I think the real problem here can be appreciated with a slightly more
complex example:


S ::= Ab | Ac
A ::= Aa | <epsilon>


Here, the grammar cannot be parsed by a LL(k) parser for any finite k,
as I can always construct a sentence in the language that needs more
than k lookahead to make that decision on the first production from
'S'.


A sentence beginning with k a's needs to look at at least (k+1) symbols
to make the decision on which rule to use to expand 'S'. And expanding
'S' to one of the alternatives is the first step a top down parser has
to do.


The grammar above is just the regular expression a*(b|c). It can easily
be re-written to make it friendly to LL parsing.
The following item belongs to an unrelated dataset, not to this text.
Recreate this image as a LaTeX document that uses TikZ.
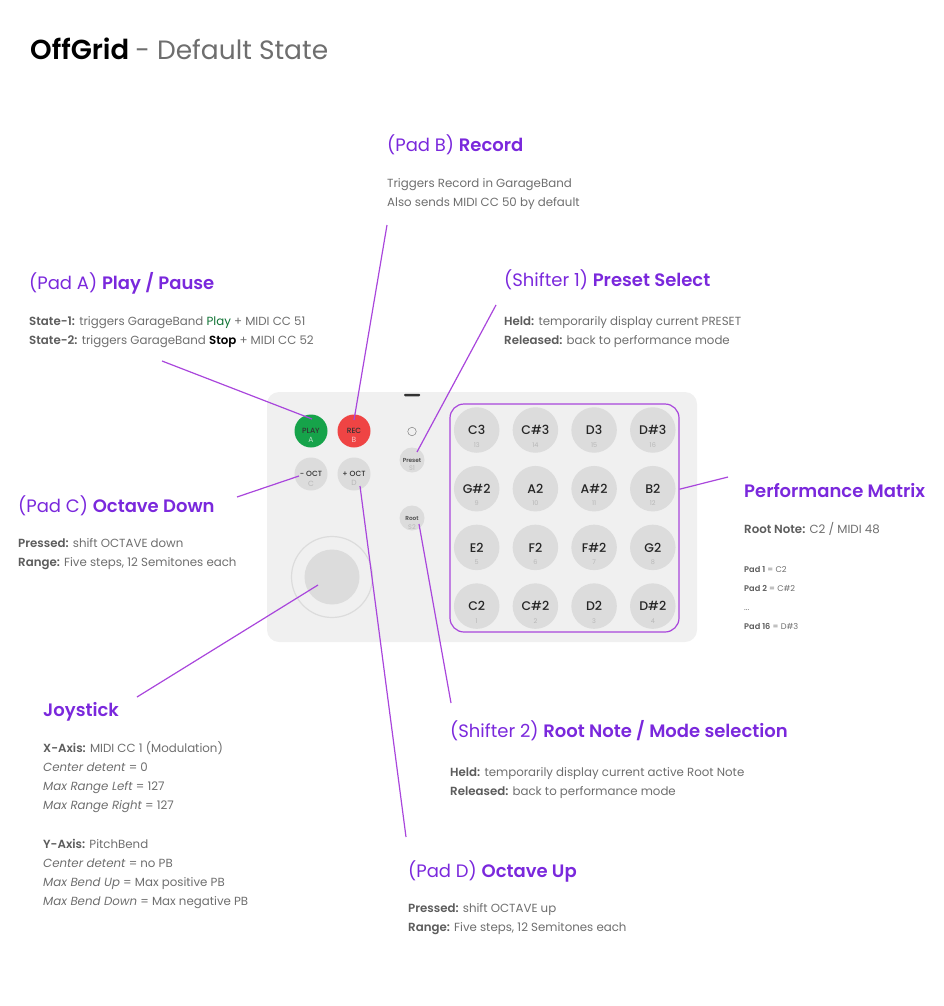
\documentclass[tikz,border=0pt]{standalone}
\usepackage{fontspec}
\setmainfont{Poppins}[BoldFont={Poppins SemiBold},BoldItalicFont={Poppins SemiBold Italic}]
\newfontfamily\medfont{Poppins Medium}
\usetikzlibrary{positioning}
\definecolor{headcol}{HTML}{7A28DC}
\definecolor{wirecol}{HTML}{A946DC}
\definecolor{bodycol}{HTML}{6E6E6E}
\definecolor{boldcol}{HTML}{5C5C5C}
\definecolor{shellcol}{HTML}{F0F0F0}
\definecolor{padcol}{HTML}{DCDCDC}
\definecolor{numcol}{HTML}{B8B8B8}
\definecolor{playcol}{HTML}{16A34A}
\definecolor{reccol}{HTML}{EF4444}
\newcommand{\bb}[1]{\textbf{\textcolor{boldcol}{#1}}}
\begin{document}
\begin{tikzpicture}[
  x=1pt, y=-1pt,
  head/.style={anchor=base west, inner sep=0pt, text=headcol, font=\fontsize{18}{20}\selectfont},
  bodytext/.style={anchor=base west, inner sep=0pt, text=bodycol, align=left, font=\fontsize{11.8}{19}\selectfont},
  smalltext/.style={anchor=base west, inner sep=0pt, text=bodycol, font=\fontsize{8.2}{10}\selectfont},
  notepad/.style={circle, fill=padcol, minimum size=45.5pt, inner sep=0pt, text=black!85,
    font=\medfont\fontsize{12.5}{14}\selectfont, node distance=58.7pt,
    label={[numcol, font=\fontsize{6.5}{7}\selectfont, label distance=-14pt]-90:#1}},
  smallpad/.style={circle, fill=padcol, minimum size=33pt, inner sep=0pt, text=black!80,
    font=\medfont\fontsize{7.5}{8}\selectfont,
    label={[numcol, font=\fontsize{7.5}{8}\selectfont, label distance=-13.5pt]-90:#1}},
  shifter/.style={circle, fill=padcol, minimum size=25pt, inner sep=0pt, text=black!70,
    font=\bfseries\fontsize{5.8}{6}\selectfont,
    label={[numcol, font=\fontsize{6.5}{7}\selectfont, label distance=-10pt]-90:#1}},
  wire/.style={draw=wirecol, line width=1.2pt}
]
\useasboundingbox (0,0) rectangle (943,1006);

% Title
\node[anchor=base west, inner sep=0pt, font=\fontsize{26.5}{28}\selectfont] (title) at (30,60)
  {\textbf{\fontsize{27.5}{28}\selectfont OffGrid}\hspace{-1pt} \textcolor{bodycol}{- Default State}};

% Device body
\node[draw=none, fill=shellcol, rounded corners=12pt, minimum width=430pt, minimum height=250pt, inner sep=0pt] (shell) at (482,517) {};
\node[fill=black!80, rounded corners=1pt, minimum width=16pt, minimum height=2.5pt, inner sep=0pt] (usb) at (412,395) {};

% Function pads
\node[smallpad={\textcolor{white!70!playcol}{A}}, fill=playcol] (play) at (311,431) {PLAY};
\node[smallpad={\textcolor{white!70!reccol}{B}}, fill=reccol] (rec) at (354,431) {REC};
\node[smallpad=C] (octdown) at (311,474) {- OCT};
\node[smallpad=D] (octup) at (354,474) {+ OCT};

% Shifters and LED
\node[circle, draw=black!50, line width=0.5pt, minimum size=8.5pt, inner sep=0pt] (led) at (412,431.5) {};
\node[shifter=S1] (preset) at (412,460) {Preset};
\node[shifter=S2] (root) at (412,518) {Root};

% Joystick
\node[circle, draw=padcol, line width=1.2pt, minimum size=81pt, inner sep=0pt] (joyring) at (332,577) {};
\node[circle, fill=padcol, minimum size=55pt, inner sep=0pt] (joystick) at (332,577) {};

% Note pads
\node[notepad=13] (c3) at (476.7,430) {C3};
\node[notepad=14, right of=c3] (cs3) {C\#3};
\node[notepad=15, right of=cs3] (d3) {D3};
\node[notepad=16, right of=d3] (ds3) {D\#3};
\node[notepad=9, below of=c3] (gs2) {G\#2};
\node[notepad=10, right of=gs2] (a2) {A2};
\node[notepad=11, right of=a2] (as2) {A\#2};
\node[notepad=12, right of=as2] (b2) {B2};
\node[notepad=5, below of=gs2] (e2) {E2};
\node[notepad=6, right of=e2] (f2) {F2};
\node[notepad=7, right of=f2] (fs2) {F\#2};
\node[notepad=8, right of=fs2] (g2) {G2};
\node[notepad=1, below of=e2] (c2) {C2};
\node[notepad=2, right of=c2] (cs2) {C\#2};
\node[notepad=3, right of=cs2] (d2) {D2};
\node[notepad=4, right of=d2] (ds2) {D\#2};

% Matrix outline
\node[draw=wirecol, line width=1.2pt, rounded corners=14pt, minimum width=229pt, minimum height=228pt, inner sep=0pt] (matrix) at (564.5,518) {};

% Pad B text
\node[head] (recordhead) at (387,151) {(Pad B) \textbf{Record}};
\node[bodytext] (recordtext1) at (387,187) {Triggers Record in GarageBand};
\node[bodytext] (recordtext2) at (387,206) {Also sends MIDI CC 50 by default};

% Pad A text
\node[head] (playhead) at (29,289) {(Pad A) \textbf{Play / Pause}};
\node[bodytext] (playtext1) at (29,325) {\bb{State-1:} triggers GarageBand \textcolor{playcol!70!black}{Play} + MIDI CC 51};
\node[bodytext] (playtext2) at (29,344) {\bb{State-2:} triggers GarageBand \textbf{\textcolor{black}{Stop}} + MIDI CC 52};

% Shifter 1 text
\node[head] (presethead) at (504,286) {(Shifter 1) \textbf{Preset Select}};
\node[bodytext] (presettext1) at (504,325) {\bb{Held:} temporarily display current PRESET};
\node[bodytext] (presettext2) at (504,344) {\bb{Released:} back to performance mode};

% Pad C text
\node[head] (downhead) at (18,512) {(Pad C) \textbf{Octave Down}};
\node[bodytext] (downtext1) at (18,547) {\bb{Pressed:} shift OCTAVE down};
\node[bodytext] (downtext2) at (18,566) {\bb{Range:} Five steps, 12 Semitones each};

% Matrix text
\node[head] (matrixhead) at (744,497) {\textbf{Performance Matrix}};
\node[bodytext] (matrixtext) at (744,533) {\bb{Root Note:} C2 / MIDI 48};
\node[smalltext] (matrixpad1) at (744,572) {\bb{Pad 1} = C2};
\node[smalltext] (matrixpad2) at (744,591) {\bb{Pad 2} = C\#2};
\node[smalltext] (matrixdots) at (744,610) {...};
\node[smalltext] (matrixpad3) at (744,629) {\bb{Pad 16} = D\#3};

% Joystick text
\node[head] (joyhead) at (43,716) {\textbf{Joystick}};
\node[bodytext] (joytext1) at (43,752) {\bb{X-Axis:} MIDI CC 1 (Modulation)};
\node[bodytext] (joytext2) at (43,771) {\textit{Center detent} = 0};
\node[bodytext] (joytext3) at (43,790) {\textit{Max Range Left} = 127};
\node[bodytext] (joytext4) at (43,809) {\textit{Max Range Right} = 127};
\node[bodytext] (joytext5) at (43,848) {\bb{Y-Axis:} PitchBend};
\node[bodytext] (joytext6) at (43,867) {\textit{Center detent} = no PB};
\node[bodytext] (joytext7) at (43,886) {\textit{Max Bend Up} = Max positive PB};
\node[bodytext] (joytext8) at (43,905) {\textit{Max Bend Down} = Max negative PB};

% Shifter 2 text
\node[head] (roothead) at (450,737) {(Shifter 2) \textbf{Root Note / Mode selection}};
\node[bodytext] (roottext1) at (450,776) {\bb{Held:} temporarily display current active Root Note};
\node[bodytext] (roottext2) at (450,795) {\bb{Released:} back to performance mode};

% Pad D text
\node[head] (uphead) at (408,877) {(Pad D) \textbf{Octave Up}};
\node[bodytext] (uptext1) at (408,912) {\bb{Pressed:} shift OCTAVE up};
\node[bodytext] (uptext2) at (408,931) {\bb{Range:} Five steps, 12 Semitones each};

% Free ends of the callouts
\coordinate (recordend) at (387,225);
\coordinate (playend) at (162,361);
\coordinate (presetend) at (496,305);
\coordinate (downend) at (237,497);
\coordinate (matrixend) at (728,477);
\coordinate (joyend) at (137,697);
\coordinate (rootend) at (451,703);
\coordinate (upend) at (406,837);

% Callouts
\draw[wire] (recordend) -- ([yshift=11pt]rec.center);
\draw[wire] (playend) -- ([xshift=1pt,yshift=12pt]play.center);
\draw[wire] (presetend) -- ([xshift=5pt,yshift=8pt]preset.center);
\draw[wire] (downend) -- ([xshift=-12pt,yshift=-2pt]octdown.center);
\draw[wire] (matrixend) -- (matrix);
\draw[wire] (joyend) -- ([xshift=-14pt,yshift=-8pt]joystick.center);
\draw[wire] (rootend) -- ([xshift=7pt,yshift=-6pt]root.center);
\draw[wire] (upend) -- ([xshift=6pt,yshift=-12pt]octup.center);
\end{tikzpicture}
\end{document}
An LR (or LALR) parser does bottom up parsing. The reduction to 'S'
from one of the alternatives is that last step for it, and hence it can
handle such a grammar just fine. (Try it with yacc).


Hope this helps,
Rahul




SM Ryan wrote:
> "DevInstinct" <martin_lapierre@videotron.ca> wrote:
> # Hi, first of all, I'm not an expert in the theory of computation.
> #
> # I've read about LL(1) parsers and I have seen that they do not support
> # left recursion, because it is said that it would lead to infinite
> # recursivity.
>
> LL(k) grammars make parsing decisions based on the first k symbols.
>
> For
> S ::= Sb | a
> FIRST(Sb,1) = FIRST(S,1) + FIRST(a,1) = {a}
> FIRST(a,1) = {a}
>
> So both alternatives have the same FIRST(1) sets, and you can't decide
> which alternative to use. It's not an LL(1) grammar.